And Now For Something Completely Different: Killer Rabbits

Smithfield Decretals, c. 1300, British Library, London, UK. Detail.

This essay has nothing to do with anything, because my brain and heart need a vacation from thinking about Important and Disquieting Things. So today I’m diving back into my past academic work in medieval history to offer you: bunnies striking back.

If you remember the Beast of Caerbannog from Monty Python and the Holy Grail, a “foul, cruel, and bad-tempered rodent,” then you’re one of my people. You also probably thought the Beast was a typical Python exaggeration.

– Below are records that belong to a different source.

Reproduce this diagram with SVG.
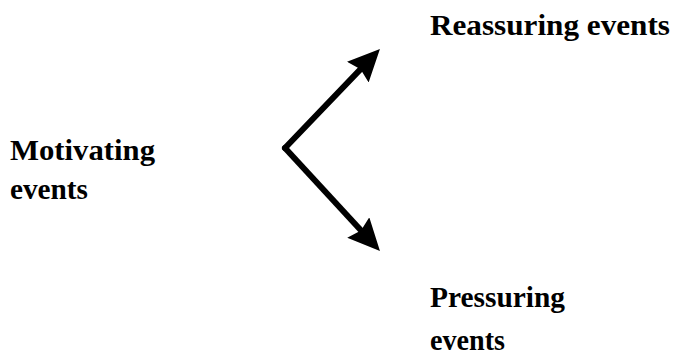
<svg xmlns="http://www.w3.org/2000/svg" width="675" height="357" viewBox="0 0 675 357">
  <style>
    .lbl { font-family: "Liberation Serif", "Times New Roman", serif; font-weight: bold; font-size: 30px; fill: #000; }
    .conn { fill: none; stroke: #000; stroke-width: 6; stroke-linecap: round; stroke-linejoin: round; }
  </style>
  <defs>
    <marker id="head" markerUnits="userSpaceOnUse" markerWidth="34" markerHeight="30" refX="12" refY="15" orient="auto" viewBox="0 0 34 30">
      <path d="M0,0 L32,15 L0,30 L4,15 z" fill="#000"/>
    </marker>
  </defs>
  <rect width="675" height="357" fill="#fff"/>
  <g id="connectors">
    <path class="conn" d="M285,148 L366.1,63.4" marker-end="url(#head)"/>
    <path class="conn" d="M285,148 L366.4,236.3" marker-end="url(#head)"/>
  </g>
  <g id="motivating">
    <text class="lbl" x="10" y="160" textLength="145" lengthAdjust="spacingAndGlyphs">Motivating</text>
    <text class="lbl" x="10" y="199" textLength="78" lengthAdjust="spacingAndGlyphs">events</text>
  </g>
  <g id="reassuring">
    <text class="lbl" x="430" y="35" textLength="240" lengthAdjust="spacingAndGlyphs">Reassuring events</text>
  </g>
  <g id="pressuring">
    <text class="lbl" x="430" y="307" textLength="135" lengthAdjust="spacingAndGlyphs">Pressuring</text>
    <text class="lbl" x="430" y="350" textLength="75" lengthAdjust="spacingAndGlyphs">events</text>
  </g>
</svg>
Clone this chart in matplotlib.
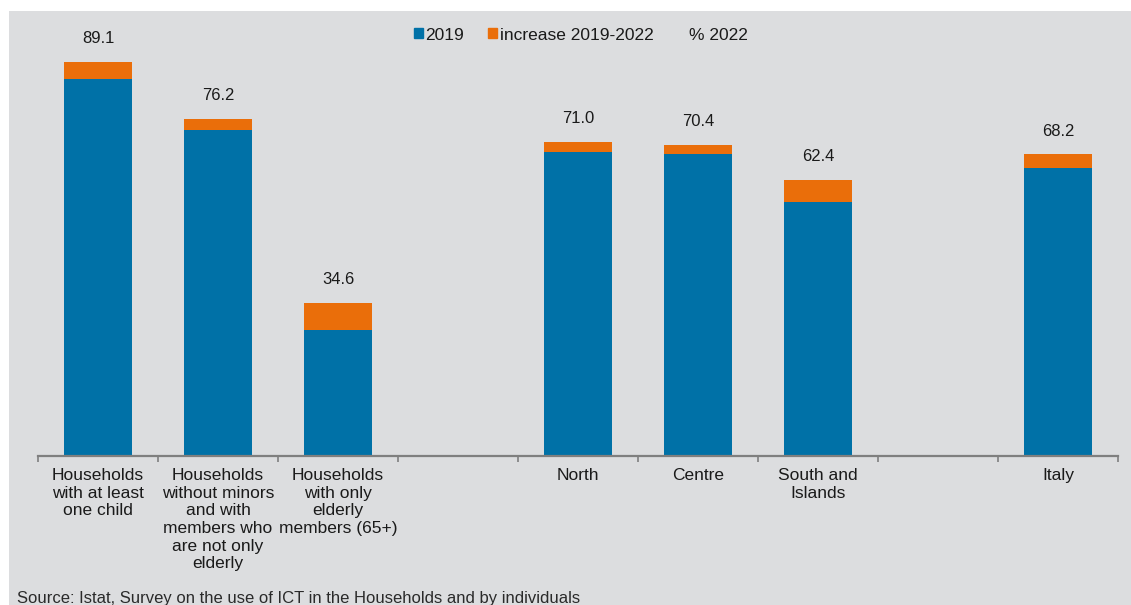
import matplotlib.pyplot as plt
import numpy as np
from matplotlib.patches import Rectangle
from matplotlib.lines import Line2D

# Internet access by household type and area (%), empty slots separate the groups
categories = [
    'Households\nwith at least\none child',
    'Households\nwithout minors\nand with\nmembers who\nare not only\nelderly',
    'Households\nwith only\nelderly\nmembers (65+)',
    '',
    'North',
    'Centre',
    'South and\nIslands',
    '',
    'Italy',
]
val_2019 = [85.3, 73.8, 28.5, np.nan, 68.8, 68.3, 57.5, np.nan, 65.2]
val_2022 = [89.1, 76.2, 34.6, np.nan, 71.0, 70.4, 62.4, np.nan, 68.2]

BLUE = '#0071a7'
ORANGE = '#ea6e0a'
BG = '#dcdddf'
TXT = '#1a1a1a'

plt.rcParams['font.family'] = ['Liberation Sans', 'DejaVu Sans']

fig = plt.figure(figsize=(11.31, 6.05), dpi=100)
fig.patch.set_facecolor('white')
# grey panel behind the whole chart
fig.patches.append(Rectangle((9 / 1131, 0), 1 - 9 / 1131, 1 - 11 / 605,
                             transform=fig.transFigure, facecolor=BG,
                             edgecolor='none', zorder=-10))

ax = fig.add_axes([38 / 1131, 149.5 / 605, 1080 / 1131, 441.6 / 605])
ax.set_facecolor('none')

x = np.arange(len(categories))
v19 = np.array(val_2019)
v22 = np.array(val_2022)
inc = v22 - v19

ax.bar(x, v19, width=0.56, color=BLUE, label='2019')
ax.bar(x, inc, bottom=v19, width=0.56, color=ORANGE, label='increase 2019-2022')

for xi, tot in zip(x, v22):
    if np.isnan(tot):
        continue
    ax.annotate(f'{tot:.1f}', (xi, tot), xytext=(0, 13.5), textcoords='offset points',
                ha='center', va='baseline', fontsize=12, color=TXT)

ax.set_xlim(-0.5, len(categories) - 0.5)
ax.set_ylim(0, 100)

for side in ['top', 'right', 'left']:
    ax.spines[side].set_visible(False)
ax.spines['bottom'].set_color('#7f7f7f')
ax.spines['bottom'].set_linewidth(1.6)
ax.set_yticks([])

# ticks between the slots, labels centred under the bars
ax.set_xticks(np.arange(len(categories) + 1) - 0.5)
ax.set_xticklabels([])
ax.tick_params(axis='x', which='major', direction='out', length=4, width=1.2, color='#7f7f7f')
ax.set_xticks(x, minor=True)
ax.set_xticklabels(categories, minor=True, fontsize=12.5, linespacing=1.22, color=TXT)
ax.tick_params(axis='x', which='minor', length=0, pad=9)

handles = [
    Rectangle((0, 0), 1, 1, color=BLUE),
    Rectangle((0, 0), 1, 1, color=ORANGE),
    Line2D([], [], color='none'),
]
fig.legend(handles, ['2019', 'increase 2019-2022', '% 2022'], loc='center',
           bbox_to_anchor=(581 / 1131, 1 - 35 / 605), ncol=3, frameon=False,
           fontsize=12.5, handlelength=0.5, handleheight=0.5, handletextpad=0.15,
           columnspacing=1.4, labelcolor=TXT)

fig.text(17 / 1131, 1 - 598 / 605, 'Source: Istat, Survey on the use of ICT in the Households and by individuals',
         ha='left', va='center', fontsize=12, color='#2a2a2a')

fig.savefig('out.png', dpi=100)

Well, maybe. Or maybe not.

Medieval manuscripts are positively a-twitter with beasts of all sorts, lurking behind illuminated letters, dancing in the margins. And most of the animals portrayed are generally well-behaved.

Until they’re not. The fluffy adorable bunnies that frolic around the edges sometimes become stone-cold killers. And, really, who can blame then? Often it’s a matter of turning the tables on the humans who hunt them, as in this illustration from the 1340s (Smithfield Decretals, London):

The Smithfield Decretals, decorated in London, 1340s: Royal MS 10 E IV, f.

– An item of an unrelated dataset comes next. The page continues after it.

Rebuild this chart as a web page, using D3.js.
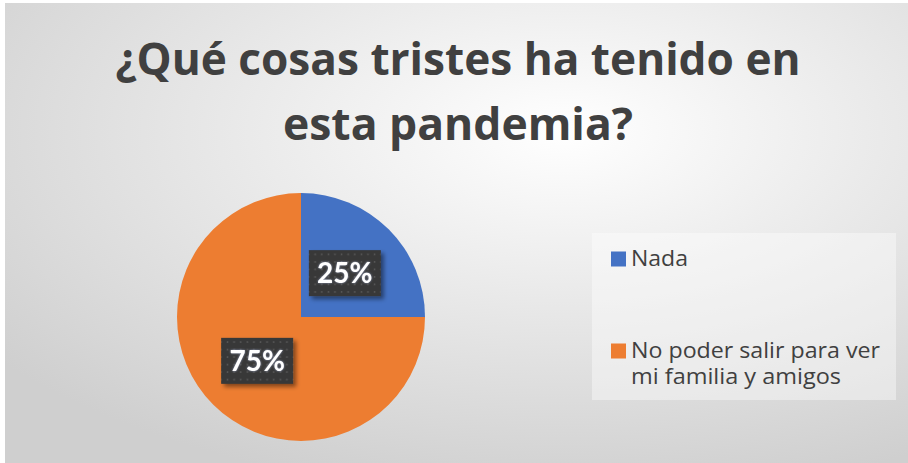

Bunny vengeance turns the table in a similar way against the dogs used for rabbiting: another entry in the Smithfield Decretals shows a bunny executioner hanging a hound:

The Smithfield Decretals, decorated in London, 1340s: Royal MS 10 E IV, f.

There are other bunnies willing to take up arms against their dog foes, though sometimes in puzzling ways: in this French manuscript (Breviary of Renaud de Bar), a bunny rides into battle atop a snail (well, yeah) while the hound rides on the back of a—wait for it—bunny (who, to be fair, looks like he’s just noticed he’s fighting on the wrong side):

Not content to simply attack hunters and dogs, bunnies take the fight to the street, going after knights (most of whom seem to take the savage beasts very seriously indeed). In the following images you’ll see a knight swinging at a rearing rabbit; a rabbit preparing to cleave an unfortunate ruler (both from the Gorleston Psalter), and a demon bunny baker in an English Pontifical whose expression bodes no good at all for his customers.

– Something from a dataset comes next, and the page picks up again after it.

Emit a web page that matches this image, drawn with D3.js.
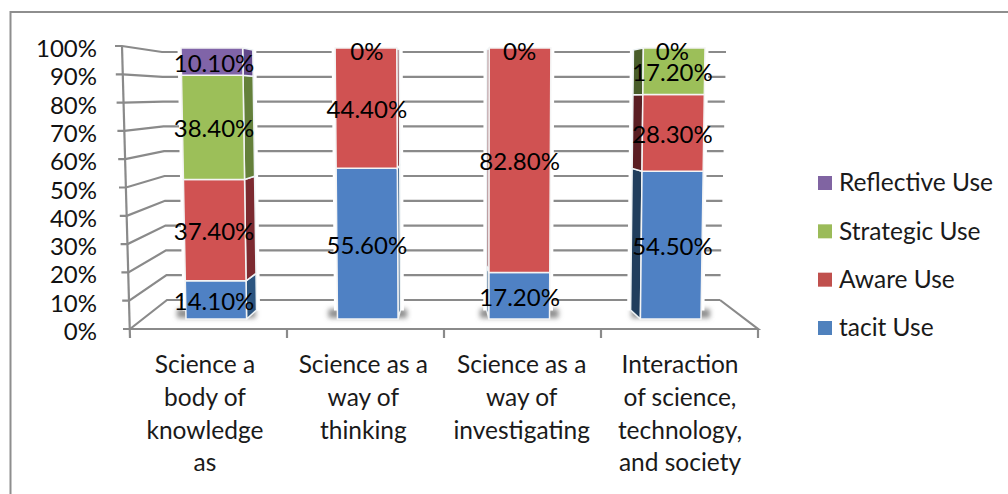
<!DOCTYPE html>
<html>
<head>
<meta charset="utf-8">
<script src="https://cdn.jsdelivr.net/npm/d3@7"></script>
<style>
  html, body { margin: 0; padding: 0; background: #fff; overflow: hidden; }
  svg { display: block; font-family: Lato, "Open Sans", sans-serif; }
</style>
</head>
<body>
<svg width="1008" height="494"></svg>
<script>
const categories = [
  ["Science a", "body of", "knowledge", "as"],
  ["Science as a", "way of", "thinking"],
  ["Science as a", "way of", "investigating"],
  ["Interaction", "of science,", "technology,", "and society"]
];
const tacitUse = [14.1, 55.6, 17.2, 54.5];
const awareUse = [37.4, 44.4, 82.8, 28.3];
const strategicUse = [38.4, 0, 0, 17.2];
const reflectiveUse = [10.1, 0, 0, 0];
const seriesNames = ["tacit Use", "Aware Use", "Strategic Use", "Reflective Use"];
const seriesColors = ["#4f81c4", "#d05252", "#9cbf59", "#8064a8"];
const legendColors = ["#4f81bd", "#c0504d", "#9bbb59", "#8064a2"];
const sideColors = ["#2c5580", "#7c2a30", "#64803a", "#62498a"];
const yTicks = [0, 10, 20, 30, 40, 50, 60, 70, 80, 90, 100];

const svg = d3.select("svg");
const idx = d3.range(categories.length);

// outer frame, only top and left are inside the picture
svg.append("path")
  .attr("d", d3.line()([[10.5, 494], [10.5, 12], [1008, 12]]))
  .attr("fill", "none").attr("stroke", "#8e8e8e").attr("stroke-width", 2);

const defs = svg.append("defs");
defs.append("filter").attr("id", "shadow")
  .attr("x", "-30%").attr("y", "-100%").attr("width", "160%").attr("height", "300%")
  .append("feGaussianBlur").attr("stdDeviation", 2.5);

// three planes of the fake 3d chart
const yBack = d3.scaleLinear().domain([0, 100]).range([300, 52]);
const ySide = d3.scaleLinear().domain([0, 100]).range([329, 46]);
const yBar = d3.scaleLinear().domain([0, 100]).range([319, 48]);
const xSide = d3.scaleLinear().domain([0, 100]).range([130, 122]);
const xBackL = d3.scaleLinear().domain([0, 100]).range([167, 162]);
const xBackR = d3.scaleLinear().domain([0, 100]).range([720, 726]);

const xAxisScale = d3.scaleBand().domain(idx).range([130, 758]);
const xLabel = d3.scalePoint().domain(idx).range([205, 680]);
const barBottom = d3.scaleBand().domain(idx).range([186, 701]).paddingInner(0.6);
const barTop = d3.scaleBand().domain(idx).range([181, 705]).paddingInner(0.6);

const GRID = "#8a8a8a";
const grid = svg.append("g").attr("fill", "none").attr("stroke", GRID).attr("stroke-width", 2.2);

yTicks.forEach(t => {
  grid.append("path").attr("d", d3.line()([
    [xSide(t) - 7, ySide(t)],
    [xSide(t), ySide(t)],
    [xBackL(t), yBack(t)],
    [xBackR(t), yBack(t)]
  ]));
});
grid.append("path").attr("d", d3.line()([[xSide(100), ySide(100)], [xSide(0), ySide(0) + 9]]));
grid.append("path").attr("d", d3.line()([
  [xSide(0) - 7, ySide(0)], [758, ySide(0)], [xBackR(0), yBack(0)]
]));
d3.range(1, 5).forEach(i => {
  const x = i < 4 ? xAxisScale(i) : xAxisScale(3) + xAxisScale.bandwidth();
  grid.append("path").attr("d", d3.line()([[x, ySide(0)], [x, ySide(0) + 9]]));
});

// y labels
svg.append("g").selectAll("text").data(yTicks).join("text")
  .attr("x", 97).attr("y", d => ySide(d) + 5)
  .attr("dominant-baseline", "middle")
  .attr("text-anchor", "end")
  .attr("font-size", 24).attr("fill", "#111")
  .text(d => d + "%");

// category labels
categories.forEach((lines, i) => {
  svg.append("text")
    .attr("text-anchor", "middle")
    .attr("font-size", 24.5).attr("fill", "#1a1a1a")
    .selectAll("tspan").data(lines).join("tspan")
    .attr("x", xLabel(i))
    .attr("y", (d, j) => 373 + j * 32.8)
    .text(d => d);
});

const stackData = idx.map(i => ({
  tacit: tacitUse[i], aware: awareUse[i], strategic: strategicUse[i], reflective: reflectiveUse[i]
}));
const stacked = d3.stack().keys(["tacit", "aware", "strategic", "reflective"])(stackData);

// bar edge at a given value, front face narrows toward the bottom
const leftAt = (i, v) => d3.interpolateNumber(barBottom(i), barTop(i))(v / 100);
const rightAt = (i, v) => leftAt(i, v) + d3.interpolateNumber(barBottom.bandwidth(), barTop.bandwidth())(v / 100);
// depth of the side face, all bars recede to one vanishing point
const backX = x => x + (445 - x) * 0.05;
const backY = y => y + (98 - y) * 0.04;

const bars = svg.append("g");

// floor shadows
idx.forEach(i => {
  bars.append("rect")
    .attr("x", barBottom(i) - 9).attr("y", yBar(0) - 10)
    .attr("width", barBottom.bandwidth() + 18).attr("height", 9)
    .attr("fill", "#8f8f8f").attr("filter", "url(#shadow)");
});

idx.forEach(i => {
  const onRight = i < 2;
  // white halo cuts the gridlines around the bar
  const haloEdge = onRight ? rightAt : leftAt;
  bars.append("path")
    .attr("fill", "#fff").attr("stroke", "#fff").attr("stroke-width", 7)
    .attr("d", d3.line()([
      [onRight ? leftAt(i, 0) : backX(leftAt(i, 0)), yBar(0) - 12],
      [onRight ? leftAt(i, 100) : backX(leftAt(i, 100)), yBar(100)],
      [onRight ? backX(rightAt(i, 100)) : rightAt(i, 100), yBar(100)],
      [onRight ? backX(rightAt(i, 0)) : rightAt(i, 0), yBar(0) - 12]
    ]) + "Z");

  stacked.forEach((layer, k) => {
    const [v0, v1] = layer[i];
    if (v1 - v0 <= 0) return;
    const xe0 = haloEdge(i, v0), xe1 = haloEdge(i, v1);
    const dark = i === 3 ? d3.color(sideColors[k]).darker(0.9) : d3.color(sideColors[k]);
    bars.append("path")
      .attr("fill", dark).attr("stroke", "#eef3f5").attr("stroke-width", 1.5)
      .attr("d", d3.line()([
        [xe0, yBar(v0)], [xe1, yBar(v1)],
        [backX(xe1), backY(yBar(v1))], [backX(xe0), backY(yBar(v0))]
      ]) + "Z");
    bars.append("path")
      .attr("fill", seriesColors[k]).attr("stroke", "#f4f4f4").attr("stroke-width", 1.5)
      .attr("d", d3.line()([
        [leftAt(i, v0), yBar(v0)], [leftAt(i, v1), yBar(v1)],
        [rightAt(i, v1), yBar(v1)], [rightAt(i, v0), yBar(v0)]
      ]) + "Z");
  });
});

// data labels
const fmt = v => v === 0 ? "0%" : v.toFixed(2) + "%";
const labels = svg.append("g")
  .attr("text-anchor", "middle").attr("font-size", 24).attr("fill", "#000");
idx.forEach(i => {
  const cx = (leftAt(i, 50) + rightAt(i, 50)) / 2;
  let zeroDone = false;
  stacked.forEach(layer => {
    const [v0, v1] = layer[i];
    const v = v1 - v0;
    if (v <= 0) {
      if (zeroDone) return;
      zeroDone = true;
    }
    labels.append("text")
      .attr("x", cx)
      .attr("y", v > 0 ? yBar((v0 + v1) / 2) + 4 : yBar(100) + 6)
      .attr("dominant-baseline", "middle")
      .text(fmt(Math.round(v * 10) / 10));
  });
});

// legend, drawn top to bottom in reverse series order
const legendY = d3.scalePoint().domain(d3.range(4)).range([183, 328]);
const legend = svg.append("g").selectAll("g").data([3, 2, 1, 0]).join("g")
  .attr("transform", (d, j) => `translate(818,${legendY(j)})`);
legend.append("rect")
  .attr("y", -7).attr("width", 14).attr("height", 14)
  .attr("fill", d => legendColors[d]);
legend.append("text")
  .attr("x", 21).attr("dominant-baseline", "middle").attr("y", 2)
  .attr("font-size", 24.5).attr("fill", "#1a1a1a")
  .text(d => seriesNames[d]);
</script>
</body>
</html>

The Gorleston Psalter, East Anglia, England, 1310-24: Add 49622, fol. 13v

Pontifical, England, 1st quarter of the 15th century: Lansdowne MS 451, f. 6r

All that to say that rabbits can only take so much abuse before they fight back. In medieval manuscripts, in any case.

I can’t end this essay, of course, without bringing it back to books and reading. One of my all-time favorite novels is Richard Adams’ wonderful Watership Down. If you haven’t read it, do so; you’ll never look at rabbits the same again!